To wrap this up. I have been watching a lot of old horror movies. The new horror movies were getting more and more on my nerves. The old classics are fun, sometimes cheesy and sometimes boring, but fun. The Hammer films are awesome, but I think I am just saying that because I have something of a "crush" on Peter Cushing. Not really, but the stuff that he does as Van Helsing (and Frankenstein, and John Banning, etc) are all so awesome. Grand Moff Tarkin, I miss you.

I have also started a quasi-ambitious series of poems, called "The Huntsville Hymns". The first one, "Burning Modernity, or, the five transits out of and within here" got posted lastnight to Dickens of a Blog. A couple of different techniques are at play with them.
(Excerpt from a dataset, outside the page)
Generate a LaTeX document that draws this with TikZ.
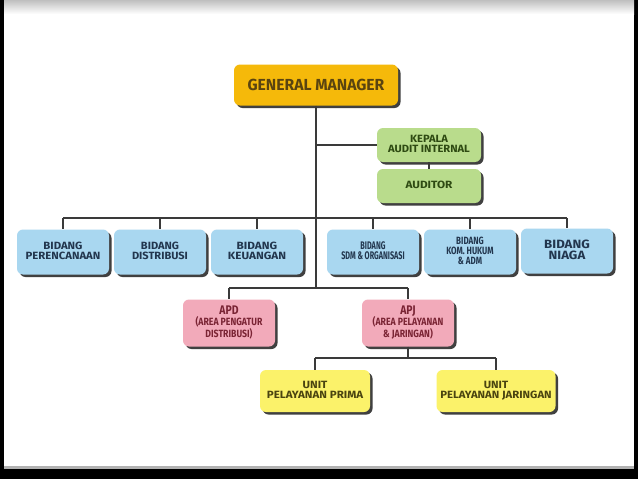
\documentclass[tikz,border=0pt]{standalone}
\usepackage{fontspec}
\usepackage{graphicx}
\setmainfont{Fira Sans}
\usetikzlibrary{shadows}
\definecolor{gmfill}{HTML}{F5B90A}
\definecolor{gmtext}{HTML}{5A4410}
\definecolor{grfill}{HTML}{B9DC8C}
\definecolor{grtext}{HTML}{2E4A12}
\definecolor{blfill}{HTML}{A9D7F0}
\definecolor{bltext}{HTML}{22364E}
\definecolor{pkfill}{HTML}{F2AABA}
\definecolor{pktext}{HTML}{7A2434}
\definecolor{yefill}{HTML}{FBF26A}
\definecolor{yetext}{HTML}{4A4410}
\definecolor{linecol}{HTML}{3A3A3A}
\newcommand\sx[2]{\scalebox{#1}[1]{\begin{tabular}{@{}c@{}}#2\end{tabular}}}
\renewcommand\arraystretch{0.82}
\tikzset{
  orgbox/.style={rounded corners=6pt, inner sep=0pt, align=center,
    font=\bfseries\fontsize{10.5}{11}\selectfont,
    drop shadow={shadow xshift=2.5pt, shadow yshift=-2.5pt, fill=black!75, opacity=1}},
  gmbox/.style={orgbox, fill=gmfill, text=gmtext, minimum width=164pt, minimum height=41pt,
    font=\bfseries\fontsize{16}{16}\selectfont},
  grbox/.style={orgbox, fill=grfill, text=grtext, minimum width=104pt, minimum height=34pt},
  blbox/.style={orgbox, fill=blfill, text=bltext, minimum width=92pt, minimum height=45pt},
  pkbox/.style={orgbox, fill=pkfill, text=pktext, minimum width=92pt, minimum height=47pt},
  yebox/.style={orgbox, fill=yefill, text=yetext, minimum height=42pt},
  conn/.style={draw=linecol, line width=1.7pt}
}
\begin{document}
\begin{tikzpicture}[x=1pt,y=-1pt]
\useasboundingbox (0,0) rectangle (638,479);
\fill[black] (0,0) rectangle (638,479);
\fill[white] (4,0) rectangle (634,469);
\shade[top color=black!25, bottom color=white] (4,0) rectangle (634,14);
\fill[black!30] (4,466) rectangle (634,469);

\node[gmbox] (gm) at (316,85) {\scalebox{0.98}[1]{GENERAL MANAGER}};
\node[grbox] (kai) at (429,145) {\sx{1.06}{KEPALA\\AUDIT INTERNAL}};
\node[grbox] (aud) at (429,186) {\sx{1.12}{AUDITOR}};

\node[blbox] (b1) at (63,252) {\sx{1.08}{BIDANG\\PERENCANAAN}};
\node[blbox] (b2) at (160,252) {\sx{1.05}{BIDANG\\DISTRIBUSI}};
\node[blbox] (b3) at (257,252) {\sx{1.12}{BIDANG\\KEUANGAN}};
\node[blbox] (b4) at (373,252) {\sx{0.66}{\fontsize{11}{11}\selectfont BIDANG\\\fontsize{11}{11}\selectfont SDM \& ORGANISASI}};
\node[blbox] (b5) at (470,252) {\sx{0.76}{BIDANG\\KOM. HUKUM\\\& ADM}};
\node[blbox] (b6) at (567,251) {\sx{1.1}{\fontsize{12}{12}\selectfont BIDANG\\\fontsize{12}{12}\selectfont NIAGA}};

\node[pkbox] (apd) at (229,323) {\sx{0.83}{{\fontsize{12.5}{12}\selectfont APD}\\(AREA PENGATUR\\DISTRIBUSI)}};
\node[pkbox] (apj) at (408,323) {\sx{0.83}{{\fontsize{12.5}{12}\selectfont APJ}\\(AREA PELAYANAN\\\& JARINGAN)}};

\node[yebox, minimum width=110pt] (upp) at (315,391) {\sx{1.1}{UNIT\\PELAYANAN PRIMA}};
\node[yebox, minimum width=119pt] (upj) at (496,391) {\sx{1.08}{UNIT\\PELAYANAN JARINGAN}};

\coordinate (busA) at (316,218);
\coordinate (busB) at (316,288);
\coordinate (busC) at (408,358);

\draw[conn] (gm.south) -- (busB);
\draw[conn] (gm.south |- kai.west) -- (kai.west);
\draw[conn] (kai.south) -- (aud.north);
\draw[conn] (b1.north |- busA) -- (b6.north |- busA);
\foreach \b in {b1,b2,b3,b4,b5,b6} \draw[conn] (\b.north |- busA) -- (\b.north);
\draw[conn] (apd.north |- busB) -- (apj.north |- busB);
\draw[conn] (apd.north |- busB) -- (apd.north);
\draw[conn] (apj.north |- busB) -- (apj.north);
\draw[conn] (apj.south) -- (busC);
\draw[conn] (upp.north |- busC) -- (upj.north |- busC);
\draw[conn] (upp.north |- busC) -- (upp.north);
\draw[conn] (upj.north |- busC) -- (upj.north);
\end{tikzpicture}
\end{document}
The lines use a counted syllable method with odd-beats (9 and 7 syllables generally, meant to mimic sort the stop and go cadence of American speech). They rhyme, but not structurally and the rhymes are often buried in the middle of lines (with a lot of rhymes being use of homonyms or homophones and similar). I also play around with "word games" such as breaking a word in the middle to create two new words (cemetaries and semi-tarries) or sounds-kind-of-like moments (seaweed sighed for suicide). Most of the techniques are meant to be really subtle. The concept, by the way, is a series of poems about my time in Huntsville, with each linked to a scene from the Bible. The first one is about Gomorrah. The second is about the Tower of Babel. The she-bear mauling the children will be in there. Not sure what else.